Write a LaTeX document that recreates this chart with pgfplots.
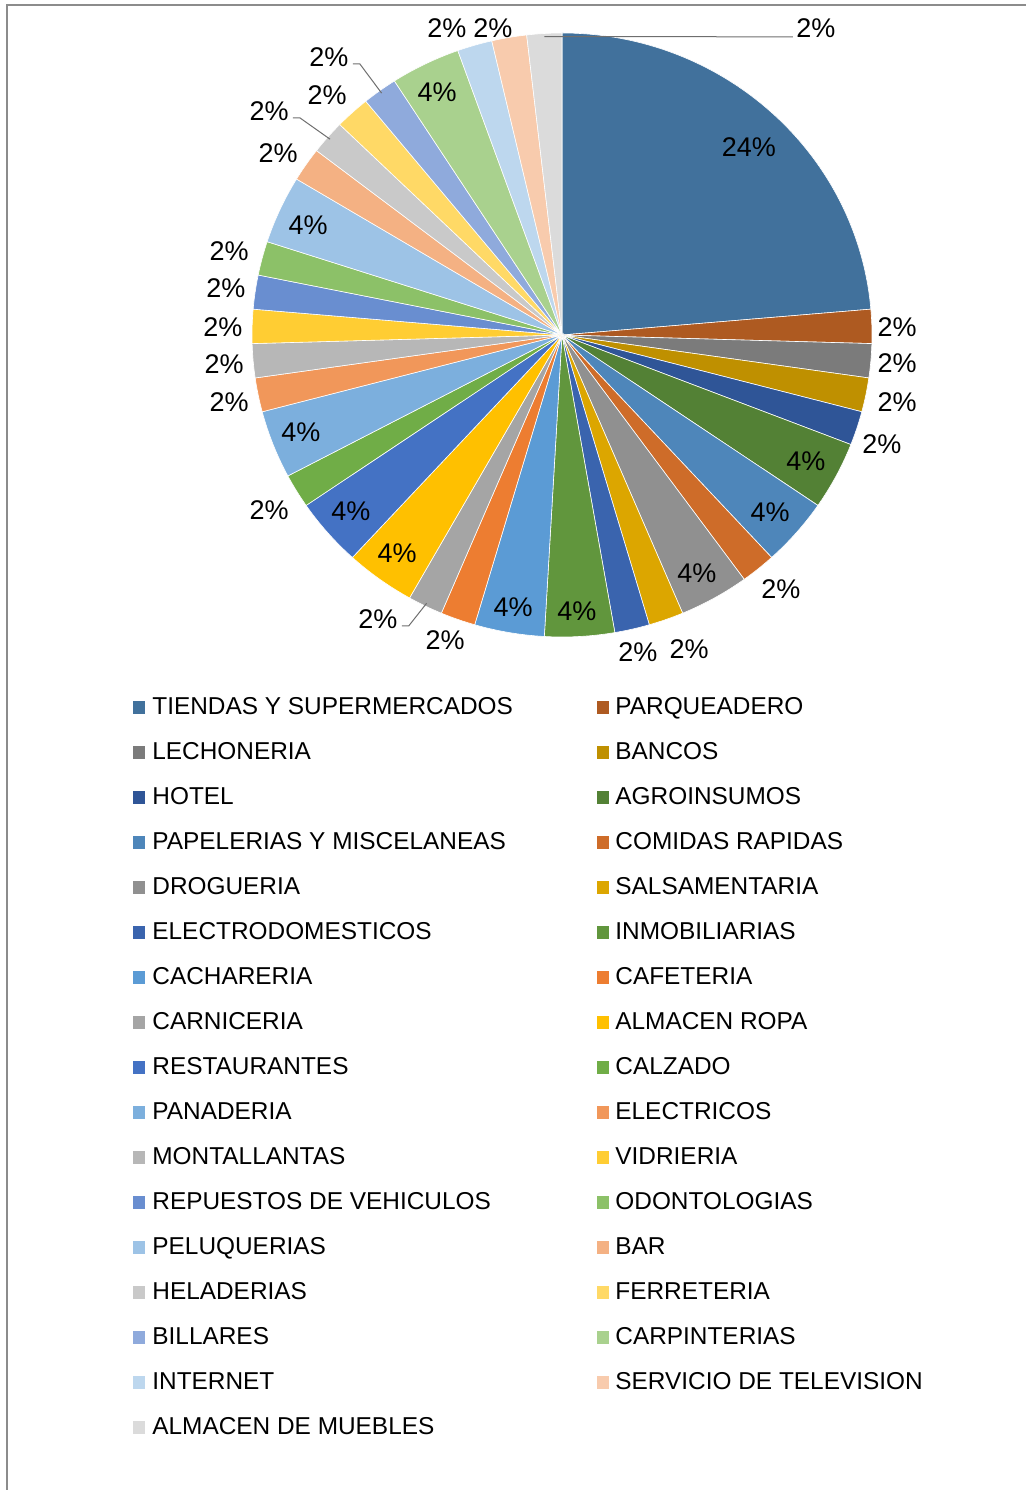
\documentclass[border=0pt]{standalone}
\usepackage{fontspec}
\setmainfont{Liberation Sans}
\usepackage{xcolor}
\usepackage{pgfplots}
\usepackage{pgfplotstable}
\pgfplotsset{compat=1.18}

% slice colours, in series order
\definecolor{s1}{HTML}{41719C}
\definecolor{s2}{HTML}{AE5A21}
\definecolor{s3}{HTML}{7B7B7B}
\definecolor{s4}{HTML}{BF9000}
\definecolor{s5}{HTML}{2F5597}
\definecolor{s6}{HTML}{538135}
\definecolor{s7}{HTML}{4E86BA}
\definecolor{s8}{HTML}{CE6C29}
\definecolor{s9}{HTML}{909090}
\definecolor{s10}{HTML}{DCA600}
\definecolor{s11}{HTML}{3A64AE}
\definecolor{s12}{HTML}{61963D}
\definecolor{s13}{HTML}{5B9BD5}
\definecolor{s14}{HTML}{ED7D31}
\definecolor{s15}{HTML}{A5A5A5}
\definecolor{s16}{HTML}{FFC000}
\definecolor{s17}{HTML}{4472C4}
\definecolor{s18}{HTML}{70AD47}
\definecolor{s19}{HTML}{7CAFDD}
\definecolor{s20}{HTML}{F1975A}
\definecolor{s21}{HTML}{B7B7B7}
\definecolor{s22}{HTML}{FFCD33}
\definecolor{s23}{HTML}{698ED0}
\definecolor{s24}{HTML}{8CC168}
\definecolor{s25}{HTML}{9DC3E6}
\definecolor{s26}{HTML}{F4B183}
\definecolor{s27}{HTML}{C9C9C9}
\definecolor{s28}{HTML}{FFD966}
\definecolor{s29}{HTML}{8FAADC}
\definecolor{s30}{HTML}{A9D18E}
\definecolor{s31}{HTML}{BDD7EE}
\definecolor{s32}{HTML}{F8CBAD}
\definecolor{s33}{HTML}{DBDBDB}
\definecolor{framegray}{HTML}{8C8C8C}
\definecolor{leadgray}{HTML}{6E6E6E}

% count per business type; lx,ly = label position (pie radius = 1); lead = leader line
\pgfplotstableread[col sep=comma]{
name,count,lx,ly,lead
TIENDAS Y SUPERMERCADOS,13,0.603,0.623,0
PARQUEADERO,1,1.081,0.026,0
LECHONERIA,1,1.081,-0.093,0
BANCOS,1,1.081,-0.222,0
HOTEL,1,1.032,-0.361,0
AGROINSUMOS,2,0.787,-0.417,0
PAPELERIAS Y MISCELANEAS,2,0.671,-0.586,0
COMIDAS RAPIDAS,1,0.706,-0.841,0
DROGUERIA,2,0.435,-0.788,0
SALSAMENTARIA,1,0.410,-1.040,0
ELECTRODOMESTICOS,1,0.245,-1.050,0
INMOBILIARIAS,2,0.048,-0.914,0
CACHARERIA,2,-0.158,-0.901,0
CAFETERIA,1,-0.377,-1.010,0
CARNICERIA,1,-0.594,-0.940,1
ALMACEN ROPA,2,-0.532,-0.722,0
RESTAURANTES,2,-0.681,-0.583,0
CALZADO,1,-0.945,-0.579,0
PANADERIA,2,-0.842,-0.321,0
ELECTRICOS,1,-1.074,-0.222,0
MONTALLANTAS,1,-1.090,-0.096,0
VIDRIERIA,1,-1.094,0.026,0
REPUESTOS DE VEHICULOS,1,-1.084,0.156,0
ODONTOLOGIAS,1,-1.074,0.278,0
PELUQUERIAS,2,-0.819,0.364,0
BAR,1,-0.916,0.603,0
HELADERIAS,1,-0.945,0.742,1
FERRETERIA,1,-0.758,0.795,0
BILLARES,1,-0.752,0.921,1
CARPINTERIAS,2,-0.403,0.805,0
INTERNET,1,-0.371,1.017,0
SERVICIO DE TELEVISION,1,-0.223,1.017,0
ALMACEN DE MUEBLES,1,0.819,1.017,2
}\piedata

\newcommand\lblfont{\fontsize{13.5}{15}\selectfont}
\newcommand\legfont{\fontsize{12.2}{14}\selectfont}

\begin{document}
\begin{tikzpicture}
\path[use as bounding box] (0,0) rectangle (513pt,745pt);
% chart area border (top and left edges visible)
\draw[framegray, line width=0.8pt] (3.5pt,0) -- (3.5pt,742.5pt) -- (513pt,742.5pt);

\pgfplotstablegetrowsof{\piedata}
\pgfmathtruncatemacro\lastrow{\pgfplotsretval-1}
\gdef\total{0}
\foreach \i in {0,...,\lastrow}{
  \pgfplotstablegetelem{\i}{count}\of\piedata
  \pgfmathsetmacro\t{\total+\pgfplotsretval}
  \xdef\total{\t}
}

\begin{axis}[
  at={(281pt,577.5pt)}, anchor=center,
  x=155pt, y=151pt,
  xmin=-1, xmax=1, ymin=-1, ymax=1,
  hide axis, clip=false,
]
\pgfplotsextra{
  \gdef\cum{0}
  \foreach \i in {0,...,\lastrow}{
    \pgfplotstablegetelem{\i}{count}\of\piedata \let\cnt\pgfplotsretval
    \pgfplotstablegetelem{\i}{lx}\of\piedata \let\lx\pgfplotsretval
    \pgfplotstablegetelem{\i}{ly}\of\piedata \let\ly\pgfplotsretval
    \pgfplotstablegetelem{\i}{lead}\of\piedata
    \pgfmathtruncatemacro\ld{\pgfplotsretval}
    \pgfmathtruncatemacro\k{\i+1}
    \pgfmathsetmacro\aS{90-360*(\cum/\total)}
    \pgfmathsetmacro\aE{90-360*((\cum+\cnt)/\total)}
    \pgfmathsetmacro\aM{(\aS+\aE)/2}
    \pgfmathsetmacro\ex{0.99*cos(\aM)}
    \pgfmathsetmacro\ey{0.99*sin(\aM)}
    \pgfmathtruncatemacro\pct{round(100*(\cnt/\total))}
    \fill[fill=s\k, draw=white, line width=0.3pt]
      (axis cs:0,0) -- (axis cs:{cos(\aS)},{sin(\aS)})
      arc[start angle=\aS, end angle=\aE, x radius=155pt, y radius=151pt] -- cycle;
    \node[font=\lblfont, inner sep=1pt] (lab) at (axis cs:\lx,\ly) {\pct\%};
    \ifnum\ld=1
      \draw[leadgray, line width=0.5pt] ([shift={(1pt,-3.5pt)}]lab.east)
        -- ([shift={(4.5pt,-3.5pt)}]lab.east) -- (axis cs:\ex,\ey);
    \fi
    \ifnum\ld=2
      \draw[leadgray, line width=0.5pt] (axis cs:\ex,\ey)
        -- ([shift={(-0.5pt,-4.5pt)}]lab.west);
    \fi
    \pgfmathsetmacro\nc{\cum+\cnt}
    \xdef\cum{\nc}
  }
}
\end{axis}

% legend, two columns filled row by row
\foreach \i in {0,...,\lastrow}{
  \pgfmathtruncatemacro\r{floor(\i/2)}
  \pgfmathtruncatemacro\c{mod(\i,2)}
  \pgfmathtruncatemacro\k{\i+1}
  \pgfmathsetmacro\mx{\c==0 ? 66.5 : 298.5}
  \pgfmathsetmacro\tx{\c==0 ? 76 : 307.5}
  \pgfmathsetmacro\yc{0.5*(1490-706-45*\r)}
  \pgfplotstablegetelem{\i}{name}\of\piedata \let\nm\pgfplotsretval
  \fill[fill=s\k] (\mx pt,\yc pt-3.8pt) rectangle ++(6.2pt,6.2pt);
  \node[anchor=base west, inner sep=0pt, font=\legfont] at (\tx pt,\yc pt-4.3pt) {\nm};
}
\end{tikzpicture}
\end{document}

____________________

Task instructions
Check each line above for the word "chart", and copy the lines where it appears.

Task response
Write a LaTeX document that recreates this chart with pgfplots.
% chart area border (top and left edges visible)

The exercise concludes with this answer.